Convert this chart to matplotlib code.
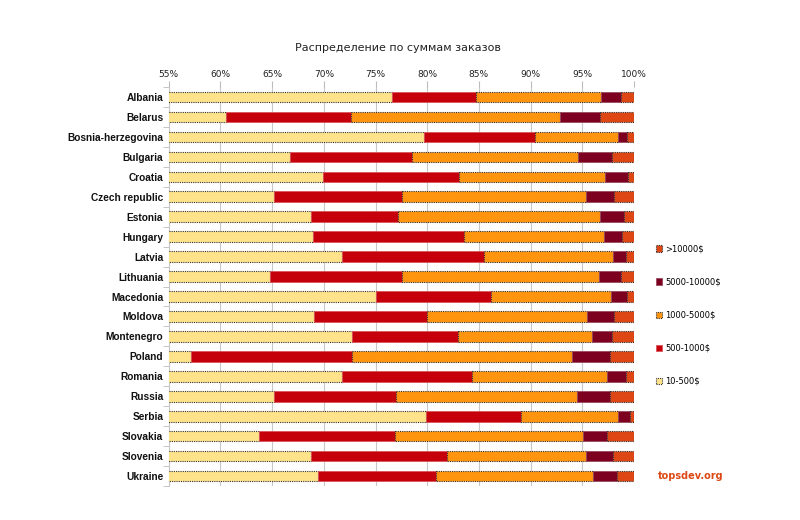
import matplotlib
matplotlib.use("Agg")
import matplotlib.pyplot as plt
import numpy as np

countries = ["Albania", "Belarus", "Bosnia-herzegovina", "Bulgaria", "Croatia",
             "Czech republic", "Estonia", "Hungary", "Latvia", "Lithuania",
             "Macedonia", "Moldova", "Montenegro", "Poland", "Romania", "Russia",
             "Serbia", "Slovakia", "Slovenia", "Ukraine"]

s_10_500 = [76.6, 60.5, 79.65, 66.7, 69.9, 65.2, 68.8, 68.95, 71.8, 64.8,
            75.0, 69.0, 72.7, 57.15, 71.8, 65.2, 79.9, 63.7, 68.75, 69.4]
s_500_1000 = [8.1, 12.15, 10.75, 11.8, 13.2, 12.4, 8.4, 14.65, 13.7, 12.8,
              11.2, 11.0, 10.3, 15.55, 12.5, 11.8, 9.2, 13.15, 13.15, 11.4]
s_1000_5000 = [12.1, 20.15, 8.1, 16.1, 14.1, 17.8, 19.5, 13.45, 12.5, 19.0,
               11.6, 15.5, 12.9, 21.35, 13.05, 17.45, 9.4, 18.25, 13.45, 15.2]
s_5000_10000 = [1.95, 3.9, 0.8, 3.3, 2.2, 2.7, 2.3, 1.8, 1.2, 2.1,
                1.5, 2.6, 2.0, 3.65, 1.85, 3.25, 1.1, 2.3, 2.65, 2.4]
s_10000 = [1.25, 3.3, 0.7, 2.1, 0.6, 1.9, 1.0, 1.15, 0.8, 1.3,
           0.7, 1.9, 2.1, 2.3, 0.8, 2.3, 0.4, 2.6, 2.0, 1.6]

series_labels = ["10-500$", "500-1000$", "1000-5000$", "5000-10000$", ">10000$"]
xticks = [55, 60, 65, 70, 75, 80, 85, 90, 95, 100]

colors = ["#FFE38A", "#C5000B", "#FF950E", "#7E0021", "#DE4714"]
edge_dotted = [True, False, True, False, True]
edge_solid_colors = [None, "#D9555C", None, "#9A4A5E", None]

fig = plt.figure(figsize=(8, 5.2), dpi=100)
ax = fig.add_axes([0.211, 0.065, 0.5815, 0.768])

series = [s_10_500, s_500_1000, s_1000_5000, s_5000_10000, s_10000]
y = np.arange(len(countries))
left = np.zeros(len(countries))
handles = []
for vals, lab, c, dotted, ec in zip(series, series_labels, colors, edge_dotted, edge_solid_colors):
    vals = np.array(vals, dtype=float)
    if dotted:
        bars = ax.barh(y, vals, left=left, height=0.52, color=c, edgecolor="#333333",
                       linewidth=0.8, linestyle=(0, (1, 1)), label=lab, zorder=3)
    else:
        bars = ax.barh(y, vals, left=left, height=0.52, color=c, edgecolor=ec,
                       linewidth=0.6, label=lab, zorder=3)
    handles.append(bars)
    left += vals

ax.set_xlim(55, 100)
ax.set_ylim(len(countries) - 0.5, -0.5)
ax.set_xticks(xticks)
ax.set_xticklabels([f"{t}%" for t in xticks], fontsize=6.5, color="#222222")
ax.xaxis.tick_top()
ax.tick_params(axis="x", length=4, color="#bbbbbb", pad=2)
ax.set_yticks(y)
ax.set_yticklabels(countries, fontsize=7.3, fontweight="bold", color="#111111",
                   family="Liberation Sans")
ax.set_yticks(np.arange(-0.5, len(countries), 1), minor=True)
ax.tick_params(axis="y", which="major", length=0, pad=4)
ax.tick_params(axis="y", which="minor", length=4, color="#bbbbbb")
ax.grid(axis="x", color="#c8c8c8", linewidth=0.8, zorder=0)
for s in ax.spines.values():
    s.set_visible(False)
ax.spines["left"].set_visible(True)
ax.spines["left"].set_color("#c8c8c8")
ax.spines["left"].set_linewidth(0.8)

fig.text(0.497, 0.907, "Распределение по суммам заказов", ha="center", va="center",
         fontsize=8, color="#222222")

leg = fig.legend(handles[::-1], series_labels[::-1], loc="center left",
                 bbox_to_anchor=(0.81, 0.394), frameon=False, fontsize=6,
                 handlelength=0.8, handleheight=0.8, labelspacing=2.9,
                 handletextpad=0.4)

fig.text(0.822, 0.085, "topsdev.org", ha="left", va="center", fontsize=7,
         fontweight="bold", color="#DD4814")

fig.savefig("out.png", dpi=100, facecolor="white")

--*--

▶ EXERCISE DIRECTIONS
Copy nothing but the lines from the first one in the listing through the line with "ax = fig.add_axes([0.211, 0.065, 0.5815, 0.768])", and omit the pictures.

▶ CORRECT OUTPUT
Convert this chart to matplotlib code.
import matplotlib
matplotlib.use("Agg")
import matplotlib.pyplot as plt
import numpy as np

countries = ["Albania", "Belarus", "Bosnia-herzegovina", "Bulgaria", "Croatia",
             "Czech republic", "Estonia", "Hungary", "Latvia", "Lithuania",
             "Macedonia", "Moldova", "Montenegro", "Poland", "Romania", "Russia",
             "Serbia", "Slovakia", "Slovenia", "Ukraine"]

s_10_500 = [76.6, 60.5, 79.65, 66.7, 69.9, 65.2, 68.8, 68.95, 71.8, 64.8,
            75.0, 69.0, 72.7, 57.15, 71.8, 65.2, 79.9, 63.7, 68.75, 69.4]
s_500_1000 = [8.1, 12.15, 10.75, 11.8, 13.2, 12.4, 8.4, 14.65, 13.7, 12.8,
              11.2, 11.0, 10.3, 15.55, 12.5, 11.8, 9.2, 13.15, 13.15, 11.4]
s_1000_5000 = [12.1, 20.15, 8.1, 16.1, 14.1, 17.8, 19.5, 13.45, 12.5, 19.0,
               11.6, 15.5, 12.9, 21.35, 13.05, 17.45, 9.4, 18.25, 13.45, 15.2]
s_5000_10000 = [1.95, 3.9, 0.8, 3.3, 2.2, 2.7, 2.3, 1.8, 1.2, 2.1,
                1.5, 2.6, 2.0, 3.65, 1.85, 3.25, 1.1, 2.3, 2.65, 2.4]
s_10000 = [1.25, 3.3, 0.7, 2.1, 0.6, 1.9, 1.0, 1.15, 0.8, 1.3,
           0.7, 1.9, 2.1, 2.3, 0.8, 2.3, 0.4, 2.6, 2.0, 1.6]

series_labels = ["10-500$", "500-1000$", "1000-5000$", "5000-10000$", ">10000$"]
xticks = [55, 60, 65, 70, 75, 80, 85, 90, 95, 100]

colors = ["#FFE38A", "#C5000B", "#FF950E", "#7E0021", "#DE4714"]
edge_dotted = [True, False, True, False, True]
edge_solid_colors = [None, "#D9555C", None, "#9A4A5E", None]

fig = plt.figure(figsize=(8, 5.2), dpi=100)
ax = fig.add_axes([0.211, 0.065, 0.5815, 0.768])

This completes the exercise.